Mooring fees and the rules regarding mooring transfers may soon change – pending Newport Beach City Council final approval – following a Harbor Commission meeting last week on the topic.
The Harbor Commission finalized their recommendations for mooring administration and the rules and regulations concerning moorings at a meeting on April 7.
More than 75 people packed the Community Room at the NB Civic Center to listen to and participate in the discussion.
Last week’s meeting was the culmination of several meetings and many hours of discussion with members of the public, mooring permit holders and Newport Mooring Association members. Between 80 to 100 people attended each of the four meetings.
“There was a lot of good input,” said Harbor Resources Manager Chris Miller after the meeting.
The two major issues were mooring fees and mooring transfer rules, Miller said.
Both annual mooring permit fees and transfer fees were discussed.
The current mooring permit fee is about $55 per foot, per year, and the transfer fee is 50 percent of the annual permit fee, Miller explained.

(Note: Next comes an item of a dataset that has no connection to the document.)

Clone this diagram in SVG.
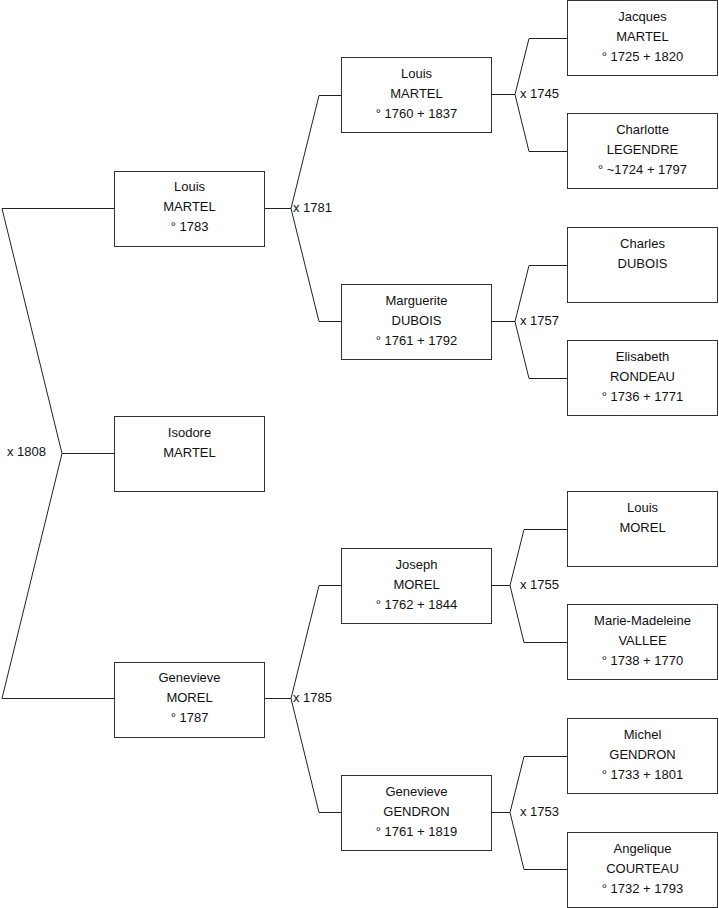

The recommended changes from the Harbor Commission would set the permit fee at about $25 per foot, per year, and the transfer fee at 100 percent of the permit fee.
This will keep it relatively the same overall, he noted.
There would be no fee to transfer between trust of family members.
They don’t know what rate the council will ultimately decide upon for either fee, Miller emphasized. It could be what the Harbor Commission recommends or anything in between.
The rules on mooring transfers was also heavily discussed at the meeting.
“That was one of the major things that everyone wanted to change coming into this discussion,” Miller said.
Currently, a mooring can be transferred two times within the 10 year life of the permit. After that time period the owner would have to give it back to the city of Newport Beach, the city would pay the owner for the mooring tackle and then pass it on to the next person on the waiting list.
The commission’s recommendation to council will be to allow one transfer per year.
The commission will also recommend abolishing the wait list, Miller added. It has never really worked and hasn’t moved in decades, he noted.
Another recommended change is to start a city sponsored webpage that will list all the moorings currently for sale. People will be able to gather information and compare prices through the site.
They will also suggest no changes to the rules for renting moorings to visiting boaters, Miller added. The city can rent it out and the funds can be put back into the harbor.
The commission will likely present their recommendations to City Council within the next few months, scheduling permitting.